Your Regulation Shifts the Room
Every space has a tone before anyone speaks.
You can feel it the moment you walk in, the hum of tension, the quiet of calm, the undercurrent of urgency. The nervous system picks up on these cues faster than the mind does.
That’s because emotion is contagious. We regulate—or dysregulate, each other constantly. Every sigh, glance, or shift in tone transmits information about safety. In groups, that information spreads like Wi-Fi, shaping how everyone feels and behaves.
The good news? You can influence that tone, quietly, powerfully, and on purpose.
The Science of Shared States
The human nervous system is wired for co-regulation. From infancy, our brains rely on others’ calm to learn what safety feels like. That process never stops. As adults, we still read the body language, facial expressions, and vocal tone of the people around us to determine whether we can relax or need to stay on guard.
When someone in the room is grounded, breathing slowly, voice steady, shoulders relaxed, it signals to everyone else, we’re safe enough to settle. That message doesn’t require words; it travels through mirror neurons and subtle shifts in autonomic tone.
In the same way, when one person’s stress spikes, the room tightens. Everyone’s body begins to mirror the same rapid speech, shallow breathing, and rigid posture. It’s not personal, it’s physiology.

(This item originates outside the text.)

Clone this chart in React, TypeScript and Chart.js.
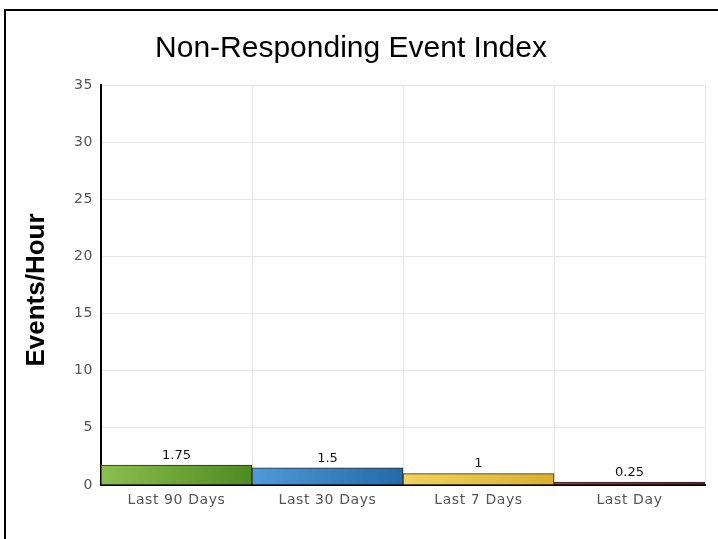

Knowing this means you don’t have to absorb everyone’s energy. You can lead it.
Calm as Leadership
Regulation isn’t passive; it’s influence. When you choose to stay steady under pressure, you’re not ignoring tension...you’re stabilizing it. You become the emotional anchor point the rest of the group or family or team unconsciously orients around.
This is one of the core truths of Emotional Endurance: calm is a form of power. Not dominance, not control...stability. The kind of power that diffuses chaos rather than amplifying it.
When you regulate yourself, you don’t just help your own brain work better; you give others’ brains permission to do the same. You invite the room to slow down, soften, and breathe again.
The Micro-Moments That Shift Everything
You don’t need to make a speech or teach a breathing exercise to change the atmosphere. You only need to practice a few subtle cues:
Slow your movements. Slowness signals “no threat.”
Lower your voice. Slower, softer tone settles others.
Relax your face. Soft eyes communicate safety.
Exhale longer than you inhale. A parasympathetic cue others subconsciously follow.
These micro-signals shape tone at tense dinners, chaotic workplaces, or overstimulated homes.
Regulating Doesn’t Mean Rescuing
There’s a difference between calming yourself and trying to calm everyone else. Your steadiness is an invitation, not an obligation. You can’t control another person’s state, but you can model regulation.
When you hold your calm, you show others that big emotions can exist safely. You don’t have to fix their reaction; you only have to stay steady enough not to join it.
This is what it means to lead by nervous system example.
Practicing the Power of Steady
The holidays test everyone’s edges. But every room needs someone whose energy communicates safety. You can be that person, not because you’re detached, but because you’re deliberate.
Try this before your next gathering:
Pause at the door. Feel your feet. Inhale for four, exhale for six.
Decide your tone: “What energy am I bringing in?”
Enter slowly. Move at half-speed for a few minutes.
Speak softer than the room. Watch others match your pace.
You’ll see tension diffuse and conversations soften. Your presence becomes quiet regulation.
Emotional Endurance in Action
This is Emotional Endurance, the regulated, deliberate leadership of your own nervous system.
Every time you slow your tone instead of matching escalation, you build endurance.
Every time you soften instead of brace, you teach safety.
Regulation ripples outward. It doesn’t shout directions; it simply sets rhythm.
You can’t control the room.
But you can influence its pace.
Your regulation is the strongest signal in the space. Use it wisely.